• What you have to do:
Transcribe everything in the data word for word. Pictures are left out.

• Data lines:
========================
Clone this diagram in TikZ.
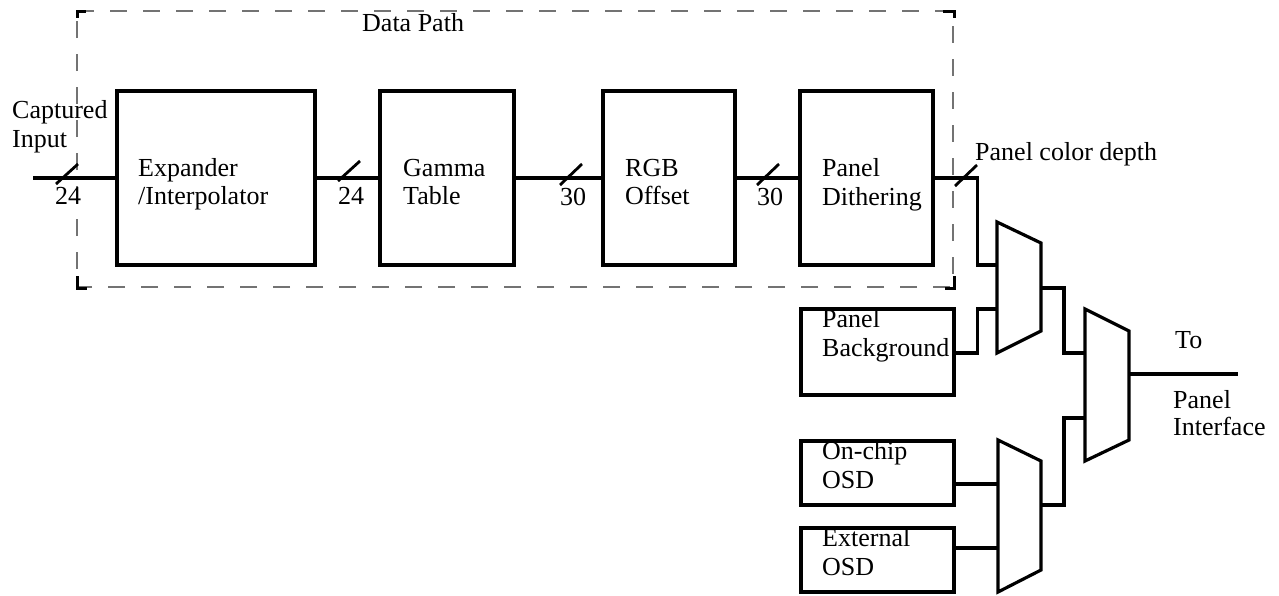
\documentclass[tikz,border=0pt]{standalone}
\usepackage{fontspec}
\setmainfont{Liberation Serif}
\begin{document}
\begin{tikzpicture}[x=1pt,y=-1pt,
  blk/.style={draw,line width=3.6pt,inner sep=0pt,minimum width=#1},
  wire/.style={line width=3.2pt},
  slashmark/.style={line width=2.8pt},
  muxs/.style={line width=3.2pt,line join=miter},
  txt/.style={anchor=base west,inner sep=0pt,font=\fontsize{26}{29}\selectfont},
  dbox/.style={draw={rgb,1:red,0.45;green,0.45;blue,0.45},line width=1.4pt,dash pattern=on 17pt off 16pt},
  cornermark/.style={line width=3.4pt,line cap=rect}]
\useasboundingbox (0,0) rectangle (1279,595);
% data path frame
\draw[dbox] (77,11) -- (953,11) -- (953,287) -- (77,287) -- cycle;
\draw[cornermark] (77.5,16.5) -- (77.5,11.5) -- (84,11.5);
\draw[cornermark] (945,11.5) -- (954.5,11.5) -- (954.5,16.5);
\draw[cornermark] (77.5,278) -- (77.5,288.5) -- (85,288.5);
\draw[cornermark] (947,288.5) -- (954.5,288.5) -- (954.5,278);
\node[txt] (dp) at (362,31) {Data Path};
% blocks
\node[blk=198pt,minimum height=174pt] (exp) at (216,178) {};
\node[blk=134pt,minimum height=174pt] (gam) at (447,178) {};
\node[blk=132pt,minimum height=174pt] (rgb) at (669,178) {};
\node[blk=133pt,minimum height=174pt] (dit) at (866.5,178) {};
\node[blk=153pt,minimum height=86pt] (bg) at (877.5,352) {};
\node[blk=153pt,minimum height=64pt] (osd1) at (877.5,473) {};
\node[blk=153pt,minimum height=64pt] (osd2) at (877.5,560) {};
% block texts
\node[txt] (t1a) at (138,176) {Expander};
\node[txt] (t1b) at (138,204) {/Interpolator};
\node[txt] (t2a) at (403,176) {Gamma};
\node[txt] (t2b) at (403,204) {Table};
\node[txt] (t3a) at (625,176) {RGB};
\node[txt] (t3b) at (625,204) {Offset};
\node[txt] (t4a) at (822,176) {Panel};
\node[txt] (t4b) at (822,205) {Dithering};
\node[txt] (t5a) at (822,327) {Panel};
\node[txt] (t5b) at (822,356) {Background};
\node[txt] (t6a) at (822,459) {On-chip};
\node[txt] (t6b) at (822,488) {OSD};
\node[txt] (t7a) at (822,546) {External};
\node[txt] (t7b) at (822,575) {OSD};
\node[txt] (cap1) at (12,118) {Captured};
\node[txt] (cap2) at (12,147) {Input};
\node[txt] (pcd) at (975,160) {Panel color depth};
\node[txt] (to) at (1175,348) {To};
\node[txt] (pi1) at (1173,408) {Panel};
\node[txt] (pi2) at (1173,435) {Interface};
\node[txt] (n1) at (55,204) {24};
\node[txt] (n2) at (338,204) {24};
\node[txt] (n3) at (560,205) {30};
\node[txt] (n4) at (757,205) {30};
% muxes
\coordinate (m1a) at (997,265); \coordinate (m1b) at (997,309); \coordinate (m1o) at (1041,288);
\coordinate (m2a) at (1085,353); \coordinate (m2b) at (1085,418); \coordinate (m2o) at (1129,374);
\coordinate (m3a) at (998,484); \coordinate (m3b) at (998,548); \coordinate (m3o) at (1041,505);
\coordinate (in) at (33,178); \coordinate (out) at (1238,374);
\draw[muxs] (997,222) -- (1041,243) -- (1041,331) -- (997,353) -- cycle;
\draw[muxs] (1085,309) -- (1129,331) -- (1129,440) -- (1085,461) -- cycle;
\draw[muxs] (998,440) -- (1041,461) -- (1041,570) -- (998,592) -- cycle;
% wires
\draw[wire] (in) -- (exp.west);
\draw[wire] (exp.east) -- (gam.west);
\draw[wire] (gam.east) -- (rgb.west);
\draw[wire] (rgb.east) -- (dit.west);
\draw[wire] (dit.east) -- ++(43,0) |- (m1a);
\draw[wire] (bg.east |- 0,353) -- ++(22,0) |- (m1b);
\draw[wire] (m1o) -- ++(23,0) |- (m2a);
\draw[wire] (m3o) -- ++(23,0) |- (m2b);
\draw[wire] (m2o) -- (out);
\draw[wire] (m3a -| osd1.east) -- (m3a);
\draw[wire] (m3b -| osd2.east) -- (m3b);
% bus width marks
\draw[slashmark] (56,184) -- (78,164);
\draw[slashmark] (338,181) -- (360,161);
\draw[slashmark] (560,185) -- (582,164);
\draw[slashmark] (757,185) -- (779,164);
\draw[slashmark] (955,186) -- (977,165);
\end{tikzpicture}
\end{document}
========================
• Reply to the task:
Clone this diagram in TikZ.
\documentclass[tikz,border=0pt]{standalone}
\usepackage{fontspec}
\setmainfont{Liberation Serif}
\begin{document}
\begin{tikzpicture}[x=1pt,y=-1pt,
  blk/.style={draw,line width=3.6pt,inner sep=0pt,minimum width=#1},
  wire/.style={line width=3.2pt},
  slashmark/.style={line width=2.8pt},
  muxs/.style={line width=3.2pt,line join=miter},
  txt/.style={anchor=base west,inner sep=0pt,font=\fontsize{26}{29}\selectfont},
  dbox/.style={draw={rgb,1:red,0.45;green,0.45;blue,0.45},line width=1.4pt,dash pattern=on 17pt off 16pt},
  cornermark/.style={line width=3.4pt,line cap=rect}]
\useasboundingbox (0,0) rectangle (1279,595);
% data path frame
\draw[dbox] (77,11) -- (953,11) -- (953,287) -- (77,287) -- cycle;
\draw[cornermark] (77.5,16.5) -- (77.5,11.5) -- (84,11.5);
\draw[cornermark] (945,11.5) -- (954.5,11.5) -- (954.5,16.5);
\draw[cornermark] (77.5,278) -- (77.5,288.5) -- (85,288.5);
\draw[cornermark] (947,288.5) -- (954.5,288.5) -- (954.5,278);
\node[txt] (dp) at (362,31) {Data Path};
% blocks
\node[blk=198pt,minimum height=174pt] (exp) at (216,178) {};
\node[blk=134pt,minimum height=174pt] (gam) at (447,178) {};
\node[blk=132pt,minimum height=174pt] (rgb) at (669,178) {};
\node[blk=133pt,minimum height=174pt] (dit) at (866.5,178) {};
\node[blk=153pt,minimum height=86pt] (bg) at (877.5,352) {};
\node[blk=153pt,minimum height=64pt] (osd1) at (877.5,473) {};
\node[blk=153pt,minimum height=64pt] (osd2) at (877.5,560) {};
% block texts
\node[txt] (t1a) at (138,176) {Expander};
\node[txt] (t1b) at (138,204) {/Interpolator};
\node[txt] (t2a) at (403,176) {Gamma};
\node[txt] (t2b) at (403,204) {Table};
\node[txt] (t3a) at (625,176) {RGB};
\node[txt] (t3b) at (625,204) {Offset};
\node[txt] (t4a) at (822,176) {Panel};
\node[txt] (t4b) at (822,205) {Dithering};
\node[txt] (t5a) at (822,327) {Panel};
\node[txt] (t5b) at (822,356) {Background};
\node[txt] (t6a) at (822,459) {On-chip};
\node[txt] (t6b) at (822,488) {OSD};
\node[txt] (t7a) at (822,546) {External};
\node[txt] (t7b) at (822,575) {OSD};
\node[txt] (cap1) at (12,118) {Captured};
\node[txt] (cap2) at (12,147) {Input};
\node[txt] (pcd) at (975,160) {Panel color depth};
\node[txt] (to) at (1175,348) {To};
\node[txt] (pi1) at (1173,408) {Panel};
\node[txt] (pi2) at (1173,435) {Interface};
\node[txt] (n1) at (55,204) {24};
\node[txt] (n2) at (338,204) {24};
\node[txt] (n3) at (560,205) {30};
\node[txt] (n4) at (757,205) {30};
% muxes
\coordinate (m1a) at (997,265); \coordinate (m1b) at (997,309); \coordinate (m1o) at (1041,288);
\coordinate (m2a) at (1085,353); \coordinate (m2b) at (1085,418); \coordinate (m2o) at (1129,374);
\coordinate (m3a) at (998,484); \coordinate (m3b) at (998,548); \coordinate (m3o) at (1041,505);
\coordinate (in) at (33,178); \coordinate (out) at (1238,374);
\draw[muxs] (997,222) -- (1041,243) -- (1041,331) -- (997,353) -- cycle;
\draw[muxs] (1085,309) -- (1129,331) -- (1129,440) -- (1085,461) -- cycle;
\draw[muxs] (998,440) -- (1041,461) -- (1041,570) -- (998,592) -- cycle;
% wires
\draw[wire] (in) -- (exp.west);
\draw[wire] (exp.east) -- (gam.west);
\draw[wire] (gam.east) -- (rgb.west);
\draw[wire] (rgb.east) -- (dit.west);
\draw[wire] (dit.east) -- ++(43,0) |- (m1a);
\draw[wire] (bg.east |- 0,353) -- ++(22,0) |- (m1b);
\draw[wire] (m1o) -- ++(23,0) |- (m2a);
\draw[wire] (m3o) -- ++(23,0) |- (m2b);
\draw[wire] (m2o) -- (out);
\draw[wire] (m3a -| osd1.east) -- (m3a);
\draw[wire] (m3b -| osd2.east) -- (m3b);
% bus width marks
\draw[slashmark] (56,184) -- (78,164);
\draw[slashmark] (338,181) -- (360,161);
\draw[slashmark] (560,185) -- (582,164);
\draw[slashmark] (757,185) -- (779,164);
\draw[slashmark] (955,186) -- (977,165);
\end{tikzpicture}
\end{document}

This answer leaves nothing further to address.